Heureusement, « l’année scolaire 2019-2020, c’est l’Année des mathématiques », sur la plan national, comme l’indique Louise Nyssen, maître de conférence, qui est chargée de la superviser au sein de l’Institut National des Sciences mathématiques et de leurs interactions (INSMI). Ça tombe bien, les maths vont pouvoir apporter leur contribution, car 2020, c’est aussi l’année des élections.

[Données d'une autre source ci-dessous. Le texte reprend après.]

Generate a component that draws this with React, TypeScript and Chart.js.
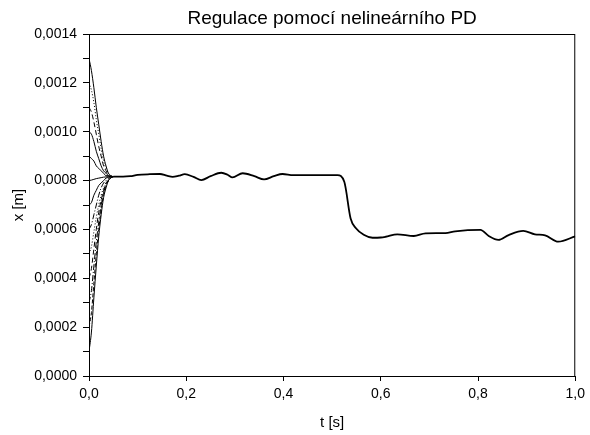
import React, { useEffect, useRef } from "react";
import { Chart, registerables } from "chart.js";

Chart.register(...registerables);

const chartTitle = "Regulace pomocí nelineárního PD";

// Time grid for the initial transients [s]
const transientTimes = [0, 0.005, 0.01, 0.015, 0.02, 0.025, 0.03, 0.035, 0.04, 0.045, 0.05];

// Transient responses from various initial positions [m]
const run13 = [0.0013, 0.00125, 0.00118, 0.0011, 0.00103, 0.00096, 0.0009, 0.00086, 0.00083, 0.00082, 0.000816];
const run12 = [0.0012, 0.00117, 0.00112, 0.00105, 0.00099, 0.00093, 0.00088, 0.00085, 0.00083, 0.00082, 0.000816];
const run11 = [0.0011, 0.00108, 0.00104, 0.00099, 0.00094, 0.0009, 0.00086, 0.00084, 0.00082, 0.000818, 0.000816];
const run10 = [0.001, 0.00099, 0.00096, 0.00092, 0.00089, 0.00086, 0.00084, 0.00083, 0.00082, 0.000817, 0.000816];
const run09 = [0.0009, 0.00089, 0.00088, 0.00086, 0.00085, 0.00084, 0.00083, 0.00082, 0.00082, 0.000817, 0.000816];
const run08 = [0.0008, 0.000802, 0.000805, 0.000808, 0.00081, 0.000812, 0.000814, 0.000815, 0.000816, 0.000816, 0.000816];
const run07 = [0.0007, 0.00071, 0.00074, 0.00076, 0.00078, 0.00079, 0.0008, 0.00081, 0.000814, 0.000816, 0.000816];
const run06 = [0.0006, 0.00062, 0.00066, 0.0007, 0.00074, 0.00077, 0.00079, 0.0008, 0.00081, 0.000815, 0.000816];
const run05 = [0.0005, 0.00053, 0.00059, 0.00065, 0.0007, 0.00074, 0.00077, 0.00079, 0.00081, 0.000814, 0.000816];
const run04 = [0.0004, 0.00044, 0.00052, 0.0006, 0.00067, 0.00072, 0.00076, 0.00079, 0.0008, 0.000813, 0.000816];
const run03 = [0.0003, 0.00035, 0.00045, 0.00055, 0.00063, 0.0007, 0.00075, 0.00078, 0.0008, 0.000812, 0.000816];
const run02 = [0.0002, 0.00026, 0.00038, 0.0005, 0.0006, 0.00068, 0.00074, 0.00078, 0.0008, 0.000812, 0.000816];
const run01 = [0.0001, 0.00018, 0.00032, 0.00045, 0.00057, 0.00066, 0.00073, 0.00077, 0.0008, 0.000811, 0.000816];

const runs = [run13, run12, run11, run10, run09, run08, run07, run06, run05, run04, run03, run02, run01];
const runDashes: number[][] = [[], [1, 2], [5, 3], [], [], [], [], [6, 2, 1, 2], [1, 2], [5, 3], [6, 2, 1, 2], [4, 2], []];

// Common trajectory after convergence
const tailTimes = [
  0.05, 0.07, 0.085, 0.1, 0.125, 0.146, 0.16, 0.172, 0.185, 0.197, 0.215, 0.231, 0.25, 0.272, 0.285,
  0.295, 0.316, 0.34, 0.36, 0.38, 0.398, 0.42, 0.45, 0.48, 0.511, 0.525, 0.538, 0.549, 0.565, 0.583,
  0.6, 0.61, 0.634, 0.668, 0.692, 0.733, 0.753, 0.805, 0.822, 0.842, 0.863, 0.893, 0.917, 0.938, 0.965, 1.0,
];
const tailValues = [
  0.000816, 0.000816, 0.000818, 0.000823, 0.000826, 0.000827, 0.00082, 0.000815, 0.00082, 0.000826, 0.000815,
  0.000802, 0.000818, 0.000832, 0.000824, 0.000813, 0.00083, 0.000818, 0.000805, 0.000818, 0.000827, 0.000822,
  0.000822, 0.000822, 0.000822, 0.000795, 0.000645, 0.000605, 0.000578, 0.000566, 0.000567, 0.00057, 0.00058,
  0.000573, 0.000584, 0.000585, 0.000592, 0.000598, 0.000573, 0.000557, 0.000577, 0.000594, 0.00058, 0.000576,
  0.00055, 0.000572,
];

const xTicks = [0, 0.2, 0.4, 0.6, 0.8, 1.0];

const FONT = "'Liberation Sans', Arial, sans-serif";

const frameBox = {
  id: "frameBox",
  afterDatasetsDraw(chart: any) {
    const { ctx, chartArea } = chart;
    ctx.save();
    ctx.strokeStyle = "#000";
    ctx.lineWidth = 1;
    ctx.strokeRect(chartArea.left + 0.5, chartArea.top + 0.5, chartArea.right - chartArea.left - 1, chartArea.bottom - chartArea.top);
    // title centred over the plot area
    ctx.fillStyle = "#000";
    ctx.font = `19px ${FONT}`;
    ctx.textAlign = "center";
    ctx.textBaseline = "alphabetic";
    ctx.fillText(chartTitle, (chartArea.left + chartArea.right) / 2, 24);
    ctx.restore();
  },
};

export default function App() {
  const ref = useRef<HTMLCanvasElement | null>(null);

  useEffect(() => {
    document.body.style.margin = "0";
    const datasets: any[] = runs.map((r, i) => ({
      data: transientTimes.map((t, j) => ({ x: t, y: r[j] })),
      borderColor: "#000",
      borderWidth: 1,
      borderDash: runDashes[i],
      pointRadius: 0,
      cubicInterpolationMode: "monotone",
    }));
    datasets.push({
      data: tailTimes.map((t, j) => ({ x: t, y: tailValues[j] })),
      borderColor: "#000",
      borderWidth: 1.8,
      pointRadius: 0,
      cubicInterpolationMode: "monotone",
    });

    const chart = new Chart(ref.current!, {
      type: "line",
      data: { datasets },
      plugins: [frameBox],
      options: {
        animation: false,
        responsive: false,
        layout: { padding: { left: 0, top: 34, right: 13, bottom: 0 } },
        plugins: {
          legend: { display: false },
          tooltip: { enabled: false },
          title: { display: false },
        },
        scales: {
          x: {
            type: "linear",
            min: 0,
            max: 1,
            afterBuildTicks: (scale: any) => {
              scale.ticks = xTicks.map((v) => ({ value: v }));
            },
            afterFit: (scale: any) => {
              scale.height = 59;
            },
            ticks: {
              color: "#000",
              font: { family: FONT, size: 14 },
              padding: 5,
              maxRotation: 0,
              autoSkip: false,
              callback: (v: any) => Number(v).toFixed(1).replace(".", ","),
            },
            grid: { drawOnChartArea: false, tickLength: 5, color: "#000" },
            border: { color: "#000", width: 1 },
            title: {
              display: true,
              text: "t [s]",
              color: "#000",
              font: { family: FONT, size: 15 },
              padding: { top: 0, bottom: 3 },
            },
          },
          y: {
            type: "linear",
            min: 0,
            max: 0.0014,
            afterFit: (scale: any) => {
              scale.width = 89;
            },
            ticks: {
              stepSize: 0.0001,
              color: "#000",
              font: { family: FONT, size: 14 },
              padding: 6,
              autoSkip: false,
              callback: (v: any) => {
                const k = Math.round(Number(v) * 10000);
                return k % 2 === 0 ? (k / 10000).toFixed(4).replace(".", ",") : "";
              },
            },
            grid: { drawOnChartArea: false, tickLength: 6, color: "#000" },
            border: { color: "#000", width: 1 },
            title: {
              display: true,
              text: "x [m]",
              color: "#000",
              font: { family: FONT, size: 15 },
              padding: { top: 9.5, bottom: 0 },
            },
          },
        },
      },
    });
    return () => chart.destroy();
  }, []);

  return (
    <div style={{ position: "absolute", left: 0, top: 0, width: 590, height: 435 }}>
      <canvas ref={ref} width={590} height={435} style={{ display: "block" }} />
    </div>
  );
}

Un thème de choix pour le vice-recteur Gilles Halbout, qui proposait une étude comparative des différents modes de scrutin. Cinq candidats qui peuvent tous gagner en fonction du mode de scrutin choisi et finalement, une multitude de paradoxes qui renversent les idées reçues. Notamment sur notre scrutin uninominal à deux tours. Gilles Halbout s’amuse pas mal des trop grandes évidences : « Le gain de voix d’un candidat par rapport à un autre ne lui donne pas forcément plus de chance de gagner », « l’électeur peut avoir intérêt à ne pas révéler son vrai choix », ou « l’absentéisme peut faire gagner un autre candidat que le sien ». On apprendra qu’après avoir planché, les mathématiciens avaient décrété la victoire d’Emmanuel Macron en 2017, « c’est la première fois qu’un candidat gagnait quelque soit le modèle ! »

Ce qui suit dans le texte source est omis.